Give the data again exactly as written, skipping any pictures.

▽

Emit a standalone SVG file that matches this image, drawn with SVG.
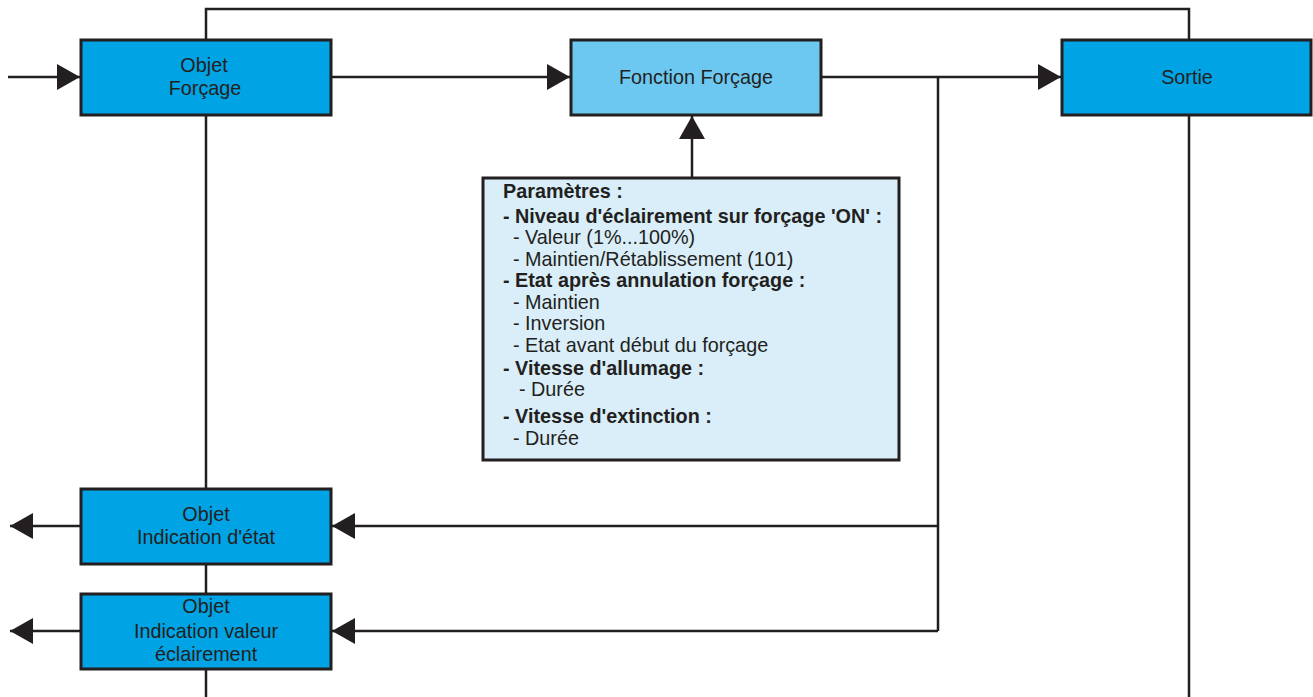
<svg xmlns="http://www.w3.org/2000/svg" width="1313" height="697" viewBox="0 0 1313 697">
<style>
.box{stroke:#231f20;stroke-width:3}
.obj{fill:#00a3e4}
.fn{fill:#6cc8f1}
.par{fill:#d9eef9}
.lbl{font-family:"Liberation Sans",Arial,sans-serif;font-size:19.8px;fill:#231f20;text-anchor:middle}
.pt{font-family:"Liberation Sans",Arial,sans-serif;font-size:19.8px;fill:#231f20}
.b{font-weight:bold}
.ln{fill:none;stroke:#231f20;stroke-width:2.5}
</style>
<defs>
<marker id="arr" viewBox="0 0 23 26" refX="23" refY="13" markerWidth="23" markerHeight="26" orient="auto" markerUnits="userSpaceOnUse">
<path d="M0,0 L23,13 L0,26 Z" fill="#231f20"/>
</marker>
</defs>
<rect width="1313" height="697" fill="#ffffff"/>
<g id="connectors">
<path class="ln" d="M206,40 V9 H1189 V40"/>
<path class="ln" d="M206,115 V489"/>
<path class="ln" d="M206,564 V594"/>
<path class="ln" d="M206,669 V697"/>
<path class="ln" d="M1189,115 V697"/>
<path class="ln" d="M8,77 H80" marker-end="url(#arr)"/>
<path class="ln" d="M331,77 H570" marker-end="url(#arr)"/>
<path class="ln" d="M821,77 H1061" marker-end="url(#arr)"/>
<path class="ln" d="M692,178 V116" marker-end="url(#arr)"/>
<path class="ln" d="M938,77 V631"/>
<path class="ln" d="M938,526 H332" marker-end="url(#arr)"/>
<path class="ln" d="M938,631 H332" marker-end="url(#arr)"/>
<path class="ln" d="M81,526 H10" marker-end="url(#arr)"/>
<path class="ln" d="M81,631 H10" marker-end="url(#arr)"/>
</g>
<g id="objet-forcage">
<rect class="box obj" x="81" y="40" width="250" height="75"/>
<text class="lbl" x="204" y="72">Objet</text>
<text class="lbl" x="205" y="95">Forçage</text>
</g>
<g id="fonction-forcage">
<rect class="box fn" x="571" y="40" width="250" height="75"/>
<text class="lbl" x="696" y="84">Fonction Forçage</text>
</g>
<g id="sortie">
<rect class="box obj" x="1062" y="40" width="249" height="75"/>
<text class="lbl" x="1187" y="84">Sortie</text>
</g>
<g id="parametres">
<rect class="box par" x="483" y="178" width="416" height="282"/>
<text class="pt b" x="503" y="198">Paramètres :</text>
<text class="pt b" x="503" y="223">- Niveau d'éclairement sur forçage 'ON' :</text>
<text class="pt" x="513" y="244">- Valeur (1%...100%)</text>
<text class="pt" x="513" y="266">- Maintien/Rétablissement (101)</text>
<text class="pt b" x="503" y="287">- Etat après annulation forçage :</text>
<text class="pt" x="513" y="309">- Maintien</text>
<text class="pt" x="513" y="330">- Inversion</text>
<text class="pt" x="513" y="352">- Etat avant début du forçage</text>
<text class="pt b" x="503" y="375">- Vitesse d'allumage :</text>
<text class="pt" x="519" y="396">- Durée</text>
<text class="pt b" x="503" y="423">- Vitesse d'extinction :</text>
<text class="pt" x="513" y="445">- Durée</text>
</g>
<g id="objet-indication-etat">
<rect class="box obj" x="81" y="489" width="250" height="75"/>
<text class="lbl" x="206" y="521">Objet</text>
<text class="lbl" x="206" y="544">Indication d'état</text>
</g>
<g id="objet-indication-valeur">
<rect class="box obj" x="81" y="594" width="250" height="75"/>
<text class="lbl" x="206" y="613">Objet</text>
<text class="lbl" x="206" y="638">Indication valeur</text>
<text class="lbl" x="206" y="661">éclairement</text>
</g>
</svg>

△

• [EXERCISE RESPONSE]
Emit a standalone SVG file that matches this image, drawn with SVG.
<svg xmlns="http://www.w3.org/2000/svg" width="1313" height="697" viewBox="0 0 1313 697">
<style>
.box{stroke:#231f20;stroke-width:3}
.obj{fill:#00a3e4}
.fn{fill:#6cc8f1}
.par{fill:#d9eef9}
.lbl{font-family:"Liberation Sans",Arial,sans-serif;font-size:19.8px;fill:#231f20;text-anchor:middle}
.pt{font-family:"Liberation Sans",Arial,sans-serif;font-size:19.8px;fill:#231f20}
.b{font-weight:bold}
.ln{fill:none;stroke:#231f20;stroke-width:2.5}
</style>
<defs>
<marker id="arr" viewBox="0 0 23 26" refX="23" refY="13" markerWidth="23" markerHeight="26" orient="auto" markerUnits="userSpaceOnUse">
<path d="M0,0 L23,13 L0,26 Z" fill="#231f20"/>
</marker>
</defs>
<rect width="1313" height="697" fill="#ffffff"/>
<g id="connectors">
<path class="ln" d="M206,40 V9 H1189 V40"/>
<path class="ln" d="M206,115 V489"/>
<path class="ln" d="M206,564 V594"/>
<path class="ln" d="M206,669 V697"/>
<path class="ln" d="M1189,115 V697"/>
<path class="ln" d="M8,77 H80" marker-end="url(#arr)"/>
<path class="ln" d="M331,77 H570" marker-end="url(#arr)"/>
<path class="ln" d="M821,77 H1061" marker-end="url(#arr)"/>
<path class="ln" d="M692,178 V116" marker-end="url(#arr)"/>
<path class="ln" d="M938,77 V631"/>
<path class="ln" d="M938,526 H332" marker-end="url(#arr)"/>
<path class="ln" d="M938,631 H332" marker-end="url(#arr)"/>
<path class="ln" d="M81,526 H10" marker-end="url(#arr)"/>
<path class="ln" d="M81,631 H10" marker-end="url(#arr)"/>
</g>
<g id="objet-forcage">
<rect class="box obj" x="81" y="40" width="250" height="75"/>
<text class="lbl" x="204" y="72">Objet</text>
<text class="lbl" x="205" y="95">Forçage</text>
</g>
<g id="fonction-forcage">
<rect class="box fn" x="571" y="40" width="250" height="75"/>
<text class="lbl" x="696" y="84">Fonction Forçage</text>
</g>
<g id="sortie">
<rect class="box obj" x="1062" y="40" width="249" height="75"/>
<text class="lbl" x="1187" y="84">Sortie</text>
</g>
<g id="parametres">
<rect class="box par" x="483" y="178" width="416" height="282"/>
<text class="pt b" x="503" y="198">Paramètres :</text>
<text class="pt b" x="503" y="223">- Niveau d'éclairement sur forçage 'ON' :</text>
<text class="pt" x="513" y="244">- Valeur (1%...100%)</text>
<text class="pt" x="513" y="266">- Maintien/Rétablissement (101)</text>
<text class="pt b" x="503" y="287">- Etat après annulation forçage :</text>
<text class="pt" x="513" y="309">- Maintien</text>
<text class="pt" x="513" y="330">- Inversion</text>
<text class="pt" x="513" y="352">- Etat avant début du forçage</text>
<text class="pt b" x="503" y="375">- Vitesse d'allumage :</text>
<text class="pt" x="519" y="396">- Durée</text>
<text class="pt b" x="503" y="423">- Vitesse d'extinction :</text>
<text class="pt" x="513" y="445">- Durée</text>
</g>
<g id="objet-indication-etat">
<rect class="box obj" x="81" y="489" width="250" height="75"/>
<text class="lbl" x="206" y="521">Objet</text>
<text class="lbl" x="206" y="544">Indication d'état</text>
</g>
<g id="objet-indication-valeur">
<rect class="box obj" x="81" y="594" width="250" height="75"/>
<text class="lbl" x="206" y="613">Objet</text>
<text class="lbl" x="206" y="638">Indication valeur</text>
<text class="lbl" x="206" y="661">éclairement</text>
</g>
</svg>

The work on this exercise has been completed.